H&H "at fever pitch"

We'll have to file this under "better late than never." It's been a full week since I heard Handel and Haydn's "Music at Fever Pitch," but much of the concert still lingers in my memory. It marked the Boston debut of Canadian conductor Jean-Marie Zeitouni (at left), who exuded a hearty presence and drew a vibrant, driving sound from the orchestra.

The program was book-ended by the familiar - Handel's Concerto Grosso in G Minor (Op.6, No. 6) - and the utterly unknown (to me): Jean-Féry Rebel's Les Elémens; sandwiched between these was Telemann’s Don Quixote Suite and C.P.E. Bach’s Cello Concerto in A, featuring cellist Phoebe Carrai. Zeitouni's program notes described his selections as based on "innovation," but as said innovations were of differing size and scope (Handel opens his concerto with a slow movement; meanwhile, Telemann experiments with early program music), it was fairly obvious that this was just a thin excuse to perform several interesting, but unrelated, pieces in a single concert.

Not that there's anything wrong with that. The orchestra brought a gentle sweetness to the slow sections of the Handel, but didn't cut any particularly original profile with the piece. Things picked up, however, with Telemann's Don Quixote, a suite of musical evocations of famous moments from the Cervantes classic ("His Attack on the Windmills," etc.). These seemed to be played out of the order listed on the program, but consistently surprised with their imagery and lyrical energy. In particular the "awakening" of the Knight of the Woeful Countenance was appropriately ethereal, and the "gallopings" of both Rocinante and Sancho's mule were hilariously rhythmic.

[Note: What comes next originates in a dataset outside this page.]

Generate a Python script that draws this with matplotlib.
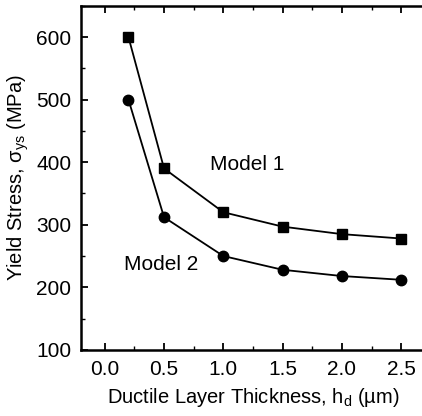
import matplotlib
matplotlib.use("Agg")
import matplotlib.pyplot as plt
from matplotlib.ticker import MultipleLocator

plt.rcParams['font.family'] = ['Liberation Sans', 'DejaVu Sans']
plt.rcParams['mathtext.fontset'] = 'custom'
plt.rcParams['mathtext.rm'] = 'Liberation Sans'
plt.rcParams['mathtext.it'] = 'Liberation Sans:italic'
plt.rcParams['mathtext.sf'] = 'Liberation Sans'

thickness = [0.2, 0.5, 1.0, 1.5, 2.0, 2.5]
model1 = [600, 390, 320, 297, 285, 278]
model2 = [500, 312, 250, 228, 218, 212]
xticks = [0.0, 0.5, 1.0, 1.5, 2.0, 2.5]
yticks = [100, 200, 300, 400, 500, 600]

fig = plt.figure(figsize=(4.22, 4.16), dpi=100)
ax = fig.add_axes([0.192, 0.159, 0.815, 0.827])

ax.plot(thickness, model1, color='black', lw=1.3, marker='s', ms=7)
ax.plot(thickness, model2, color='black', lw=1.3, marker='o', ms=7.5)

ax.set_xlim(-0.2, 2.7)
ax.set_ylim(100, 650)
ax.set_xticks(xticks)
ax.set_xticklabels([f"{v:.1f}" for v in xticks])
ax.set_yticks(yticks)
ax.xaxis.set_minor_locator(MultipleLocator(0.25))
ax.yaxis.set_minor_locator(MultipleLocator(50))

ax.tick_params(which='major', direction='in', length=5, width=1.3, labelsize=15, pad=7,
               top=True, right=False)
ax.tick_params(which='minor', direction='in', length=3, width=1.0, top=True, right=False)
for side in ['left', 'bottom', 'top']:
    ax.spines[side].set_linewidth(1.8)
ax.spines['right'].set_visible(False)

ax.set_xlabel("Ductile Layer Thickness, h$_{\\rm d}$ (\u00b5m)", fontsize=14.5, labelpad=5)
ax.set_ylabel("Yield Stress, \u03c3$_{\\rm ys}$ (MPa)", fontsize=14.5, labelpad=4)

ax.text(1.2, 396, "Model 1", fontsize=15, ha='center', va='center')
ax.text(0.475, 237, "Model 2", fontsize=15, ha='center', va='center')

fig.savefig("out.png", dpi=100)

Alas, a certain amount of air leaked out of the program with C.P.E. Bach's Cello Concerto, the frenzied first movement of which seemed a bit much for cellist Phoebe Carrai; she brought a touching mournfulness to the slow, singing central movement, however. The orchestra then regrouped for a truly thrilling performance of the Rebel, which opens like some kind of early-music Rite of Spring before settling into a series of dances; the piece feels like a baroque proto-ballet, with sets of instruments, like dancers, "representing" the various elements (meaning air, water, earth, and fire). The piece featured sparkling passagework from percussionist John Grimes on a full kitchen's worth of cymbals, tambourines, and chimes, and held the audience captivated throughout; it neatly wrapped the disparate program with a charming flourish.